The county has until September 2012 to use the grant, awarded in 2010.
“We’ve got a lot of work to do in a very short amount of time,” Ford said.
County officials said the master active living plan will address making the county more pedestrian-friendly by creating additional linkages and trails between communities, parks, libraries, gardens and business centers.
The grant will be used to hire two project managers who will coordinate the work of consultants in developing active living plans for eight areas of the county: the Belvedere community at Memorial Drive and Columbia Drive; Memorial Drive and Indian Creek; Indian Creek MARTA station; Covington Highway corridor; Flat Shoals Parkway and the Flakes Mill/Wesley Chapel area; Buford Highway; and Ashford Dunwoody Road and Johnson Ferry Road.
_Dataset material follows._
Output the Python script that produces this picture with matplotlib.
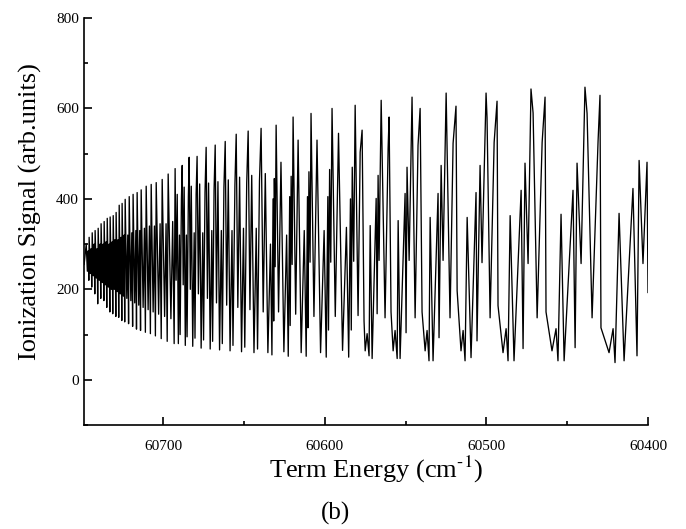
'''
Ionization spectrum of a Rydberg series, plotted against term energy
(axis runs from high to low energy, as in the original figure).
'''

import numpy as np
import matplotlib.pyplot as plt

plt.rcParams['font.family'] = ['Liberation Serif', 'DejaVu Serif']
plt.rcParams['mathtext.fontset'] = 'stix'

# ---------------------------------------------------------------------------
# Values (energy in cm-1, signal in arb. units)
# ---------------------------------------------------------------------------

# Dense part close to the series limit: each row = peak, dip, small peak, dip
head_e = [60748.9,
          60747.6, 60746.9, 60746.4, 60746.0,
          60745.8, 60745.0, 60744.5, 60744.2,
          60743.9, 60743.2, 60742.7, 60742.3,
          60742.1, 60741.3, 60740.8, 60740.5,
          60740.2, 60739.5, 60739.0, 60738.6,
          60738.4, 60737.6, 60737.1, 60736.7,
          60736.5, 60735.8, 60735.3, 60734.9,
          60734.6, 60733.9, 60733.4, 60733.0,
          60732.8, 60732.0, 60731.5, 60731.2,
          60730.9, 60730.2, 60729.7, 60729.3,
          60729.1, 60728.3, 60727.8, 60727.5,
          60727.2, 60726.5, 60726.0, 60725.6,
          60725.4, 60724.6, 60724.1, 60723.8,
          60723.5, 60722.5, 60721.9, 60721.4,
          60721.0, 60720.0, 60719.4, 60718.9,
          60718.6, 60717.6, 60716.9, 60716.5,
          60716.1, 60715.1, 60714.5, 60714.0,
          60713.6, 60712.4, 60711.6, 60711.0,
          60710.5, 60709.3, 60708.5, 60707.9,
          60707.4, 60706.2, 60705.4, 60704.8,
          60704.3, 60702.8, 60701.9, 60701.2,
          60700.6, 60699.1, 60698.2, 60697.5,
          60696.9, 60695.2, 60694.1, 60693.2]
head_s = [255,
          300, 240, 285, 220,
          315, 235, 290, 205,
          325, 230, 300, 190,
          330, 225, 290, 168,
          335, 220, 300, 180,
          345, 215, 300, 175,
          350, 210, 305, 160,
          357, 205, 300, 150,
          360, 200, 305, 146,
          363, 200, 310, 140,
          370, 195, 310, 138,
          386, 190, 315, 131,
          390, 185, 320, 128,
          399, 180, 320, 124,
          405, 175, 325, 118,
          410, 170, 330, 112,
          414, 165, 330, 109,
          420, 160, 335, 105,
          428, 155, 340, 102,
          432, 150, 340, 97,
          436, 145, 345, 91,
          443, 140, 345, 85,
          455, 135, 350, 80]

# Middle part: big peak, dip, second peak, trough, small peak, trough,
# (sharp peak, drop,) peak (, dip)
mid_e = [60692.6, 60692.0, 60691.3, 60690.6, 60689.9, 60689.5, 60688.7,
         60688.2, 60687.6, 60687.0, 60686.3, 60685.6, 60685.2, 60684.4,
         60683.9, 60683.2, 60682.6, 60681.7, 60680.8, 60680.3, 60679.6,
         60679.0, 60678.2, 60677.4, 60676.5, 60675.5, 60675.0, 60674.1,
         60673.4, 60672.6, 60671.9, 60670.9, 60669.9, 60669.4, 60668.5,
         60667.8, 60667.0, 60666.1, 60665.1, 60664.0, 60663.4, 60662.4,
         60661.6, 60660.7, 60659.7, 60658.6, 60657.4, 60656.8, 60655.6,
         60654.8, 60653.8, 60652.7, 60651.5, 60650.3, 60649.5, 60648.3,
         60647.4, 60646.3, 60645.2, 60643.8, 60642.4, 60641.6, 60640.4,
         60639.4, 60638.1, 60636.8, 60635.2, 60633.6, 60632.7,
         60632.0, 60631.6, 60631.2, 60630.7,
         60630.1, 60628.6, 60627.1, 60625.3, 60623.6, 60622.6,
         60621.7, 60621.4, 60620.8, 60620.2,
         60619.6, 60618.0, 60616.5, 60614.6, 60612.7, 60611.5,
         60610.7, 60610.4, 60609.8, 60609.1,
         60608.5, 60606.7, 60604.8, 60602.6, 60600.4, 60599.1,
         60598.1, 60597.7, 60597.0, 60596.3,
         60595.5, 60593.5, 60591.5, 60589.0, 60586.6, 60585.2,
         60584.1, 60583.6, 60583.0, 60582.1]
mid_s = [467, 220, 410, 80, 320, 100, 400,
         474, 210, 426, 76, 320, 95, 405,
         492, 200, 428, 74, 325, 92, 410,
         494, 190, 433, 70, 325, 88, 415,
         514, 180, 435, 68, 330, 85, 420,
         519, 170, 438, 66, 330, 80, 425,
         527, 165, 442, 64, 330, 76, 430,
         543, 160, 448, 62, 335, 72, 435,
         550, 155, 452, 60, 335, 68, 440,
         556, 150, 456, 60, 300, 55,
         400, 130, 445, 250,
         563, 150, 481, 62, 320, 52,
         405, 120, 450, 255,
         581, 145, 530, 60, 330, 52,
         405, 115, 460, 260,
         589, 140, 530, 60, 330, 50,
         405, 110, 465, 260,
         600, 140, 545, 65, 337, 50,
         400, 110, 470, 262]

# Resolved low-energy part, peak by peak
tail_e = [60581.2, 60579.4, 60578.1, 60576.9, 60575.7, 60575.0, 60573.8,
          60572.6, 60571.9, 60570.7, 60568.2, 60567.6, 60567.0, 60566.4,
          60565.1, 60562.7, 60560.8, 60560.2, 60559.0, 60557.7, 60556.5,
          60555.2, 60554.6, 60553.4, 60550.3, 60549.7, 60549.1, 60547.8,
          60546.0, 60544.1, 60542.3, 60541.0, 60539.8, 60537.9, 60536.7,
          60535.5, 60534.8, 60533.0, 60529.9, 60529.3, 60528.0, 60526.8,
          60524.9, 60522.5, 60520.6, 60518.8, 60518.1, 60515.7, 60514.4,
          60513.2, 60511.9, 60509.5, 60506.4, 60505.8, 60503.9, 60502.7,
          60500.2, 60499.6, 60497.7, 60495.2, 60493.4, 60492.8, 60489.7,
          60487.8, 60486.6, 60485.3, 60482.9, 60478.5, 60477.3, 60476.1,
          60474.2, 60472.4, 60471.1, 60468.6, 60465.5, 60463.7, 60463.1,
          60459.4, 60456.9, 60455.7, 60453.8, 60451.9, 60446.4, 60445.1,
          60443.9, 60441.4, 60439.0, 60437.7, 60434.6, 60430.9, 60429.7,
          60429.1, 60424.1, 60421.6, 60420.4, 60417.9, 60414.8, 60409.3,
          60406.8, 60405.5, 60403.1, 60400.6, 60400.0]
tail_s = [607, 142, 503, 552, 130, 64, 102,
          53, 341, 47, 401, 146, 452, 264,
          618, 137, 512, 581, 150, 64, 109,
          47, 352, 47, 412, 104, 470, 264,
          625, 137, 518, 600, 150, 64, 109,
          42, 359, 42, 412, 93, 474, 264,
          634, 137, 523, 605, 197, 64, 109,
          42, 359, 49, 414, 86, 474, 259,
          634, 580, 137, 525, 616, 164, 60,
          113, 42, 363, 42, 419, 69, 479,
          257, 643, 590, 137, 525, 625, 150,
          64, 113, 42, 366, 42, 419, 71,
          479, 257, 647, 589, 137, 527, 629,
          115, 60, 113, 38, 368, 42, 423,
          53, 485, 257, 481, 193]

energy = np.array(head_e + mid_e + tail_e)
signal = np.array(head_s + mid_s + tail_s)

# ---------------------------------------------------------------------------
fig = plt.figure(figsize=(6.86, 5.29), dpi=100)
ax = fig.add_axes([0.1224, 0.1966, 0.8222, 0.7694])

ax.plot(energy, signal, color='black', linewidth=0.95)

ax.set_xlim(60749, 60400)
ax.set_ylim(-100, 800)

ax.set_xticks([60700, 60600, 60500, 60400])
ax.set_xticks([60650, 60550, 60450], minor=True)
ax.set_yticks([0, 200, 400, 600, 800])
ax.set_yticks([-100, 100, 300, 500, 700], minor=True)

ax.tick_params(which='both', direction='in', width=1.2, labelsize=11)
ax.tick_params(which='major', length=6)
ax.tick_params(which='minor', length=3)
ax.tick_params(axis='x', pad=11)

for side in ['top', 'right']:
    ax.spines[side].set_visible(False)
for side in ['left', 'bottom']:
    ax.spines[side].set_linewidth(1.2)

ax.set_xlabel('Term Energy (cm$^{\u2010\\mathrm{1}}$)', fontsize=19)
ax.set_ylabel('Ionization Signal (arb.units)', fontsize=19)
ax.xaxis.set_label_coords(0.518, -0.072)
ax.yaxis.set_label_coords(-0.075, 0.525)

fig.text(0.489, 0.03, '(b)', fontsize=18, ha='center', va='center')

fig.savefig('out.png', dpi=100)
Up to three of the sites will be used as demonstration projects. Designs will be made to make these projects ready for construction.
Commissioner Larry Johnson said he did want to see a list of sidewalks that are needed in various communities.
The active living plan should address “how people can walk to get to a quality job,” Johnson said. “That’s number one for us right now. We want to be healthy. We want to be strong. What we are looking for is an active living plan that is an economic development plan.”
Some commissioners were concerned that the active living plan would be just one of the many plans in the county without funding for construction.
“We’ve got some great plans with no way to implement the plans,” Commissioner Kathie Gannon said.
Ford said that because there is no funding for any actual construction or implementation of the active living plan “some of those changes you won’t see for years and years and years.”
“I just don’t want these folks’ hopes up high and then we can’t implement,” Johnson said. “I can’t sell no more change; it’s time to deliver.”